The Court in the DRS case dismissed DRS’s passing off claim, stating that using its mark as a Google Ads keyword did not cause confusion since the marks were not deceptively similar. It also referenced examples from physical stores, like a retailer pushing a Lenovo laptop instead of a Dell one, to argue ‘there is nothing illegal in seeking out such internet users as targets for advertisements that they may find relevant’.

However, this can be negated by treating it as an instance of the classical logical fallacy of comparing the non-comparable. In the example wherein the retailer promotes the Lenovo laptop in place of the Dell laptop, the consumer is conscious of the retailer’s tactics and any decision that they arrive at is a result of this consciousness. However, this aspect of consumer consciousness is particularly missing in the case of redirection as a result of Google Ads. In this case, the website is tailored to showcase the most dominant aspect of its services, for example, online travel intermediaries such as MakeMyTrip and Booking.Com, showcase their conspicuous search box which seeks inputs for dates for travel; online marketplaces showcase their range of offerings and so on. It is commonly noticed that the trademark/brand name is relegated to the corners with smaller fonts which is the primary cause of consumer obliviousness (see below). This is because of the practices used for consumer engagement coupled with the lack of positive incentive for the consumer, which is discussed further in this article, to make an active effort to go back to the mark they searched for.

Screenshot of Makemytrip's webpage with its logo in the top left corner.
Screenshot of Makemytrip’s webpage. Image from here.
Screenshot of booking's webpage with its logo in the top left corner.
Screenshot of Booking’s webpage. Image from here.

Trademarks in the Digital World: Use of Smarter Technology for the Smart Humans

The Court in the DRS case noted that assuming an internet user is solely seeking the address of a trademark proprietor during a search is flawed. It explained that users might also seek reviews, competitor information, or other brand-related details. However, the Court overlooked its own observation regarding Google’s ad ranking system, which relies on an Artificial Intelligence (“AI”) system monitoring user intent to determine ad placement. This means ads are shown based on their relevance to the search query, as determined by the quality score of the sponsor’s website. For example, if a user has previously searched for travel destinations and then looks up MakeMyTrip, it’s likely they intend to visit the site for bookings. Since Google earns revenue based on the Click Through Rate (CTR), which measures how often users click on ads, the AI prioritizes ads with higher CTR. Therefore, real-time monitoring of user intent through AI renders claims of innocuous searches ineffective against the ad program. 
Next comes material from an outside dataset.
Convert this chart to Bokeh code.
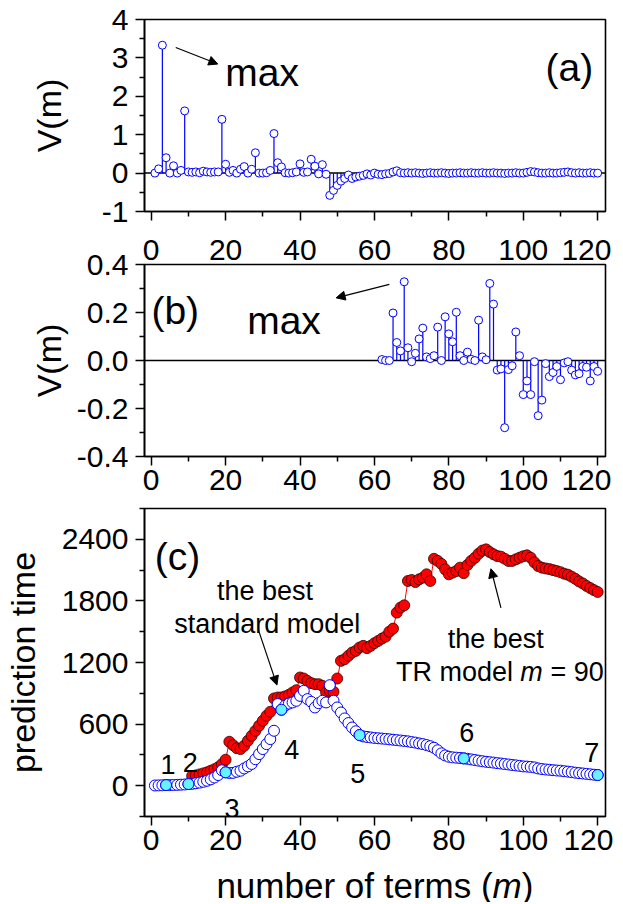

Further, it also negated the doctrine of ‘Initial Interest Confusion’ that propounds infringement liability even if the alleged infringement causes temporary confusion in the minds of the consumers. The doctrine can be best understood by the metaphor used by the United State’s Ninth Circuit Court in Brookfield Communications, Inc. v. West Coast Entertainment Corporation. The Court provides an example of a misleading road sign of West Coast’s Competitor (for example “Blockbuster”) on the Highway which says “West Coast Video: 2 miles ahead at Exit 7” even though West Coast is actually situated at Exit 8 while Blockbuster is positioned at Exit 7. Customers seeking West Coast’s store will exit at Exit 7 and search for it, only to be unable to find it. However, upon seeing the Blockbuster store conveniently positioned near the highway entrance, they may simply decide to rent from there.

The Court in the DRS case appears to have been swayed by the criticisms of this analogy that in the case of web browsing, the internet user could, by the click of a button, exit from the site on which he had landed without any inconvenience. This is because it held that mere generation of interest in the sponsored link without any likelihood of confusion cannot be made liable under the doctrine of ‘Initial Interest Confusion’.
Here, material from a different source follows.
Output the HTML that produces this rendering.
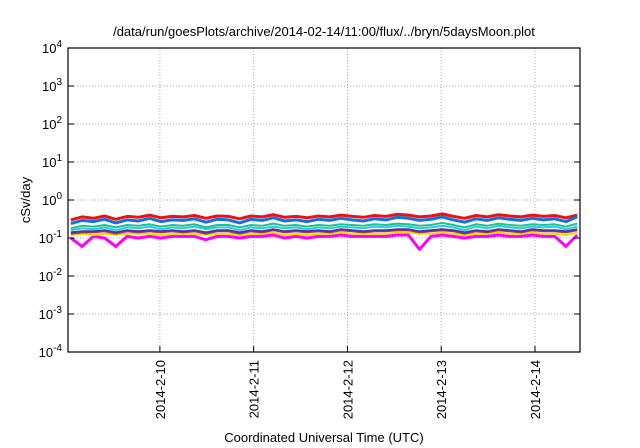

However, the Court in arriving at such a decision has failed to recognise that consumer behavioural psychology explicates that the motivation of a consumer to take positive actions depends on the resultant performance of their efforts. This means that the incentive to make a positive effort depends on the benefit analysis of making the decision which usually hinges on the resemblance or distinctiveness of the result after having made a positive effort to the user’s expected end result without the same. Therefore, in a situation wherein, for example, a user mistakenly lands on Flipkart instead of Amazon to buy Nescafe coffee, they are unlikely to switch sites due to lack of incentives, despite the convenience of going back in a single click. Websites often use clickbaits and dark patterns to manipulate users into making unintended purchases. Even when that is not the case, websites often employ clickbaits and at times dark patterns to enhance consumer interaction and seduce/force them to make a purchase that they otherwise would not have. At this juncture, we must not lose sight of the reason of the consumer having landed on the website in the first place which is as a result of the ‘initial confusion’. The real-life equivalent of the same would be when brands list authorized service centres for at-home device servicing, consumers often prefer the first option despite others being readily available on subsequent pages, as the outcome remains consistent.

Conclusion

The analysis in the foregoing paragraphs highlights the problem with the approach of the Hon’ble Supreme Court in the MakeMyTrip case wherein it refused to provide interim reliefs to MakeMyTrip based on the ratio in the DRS case. The economic justification of Trademarks is also to reduce the “search costs” of the consumers and the Google Ads programme militates against the same if the consumers have to keep looking out for the correct domain. Further, allowing third parties to piggyback on the associative value of the goods and services to a particular trademark created through extensive advertisement also reeks of unfair competition. It is unfair to fraudulently divert the clientele of another for one’s benefit and therefore should not be allowed. As a consequence, Google Ads should not be allowed to use trademarks as keywords and should be mandated to follow the same policy of not allowing the same, as it does in the European Union, for India.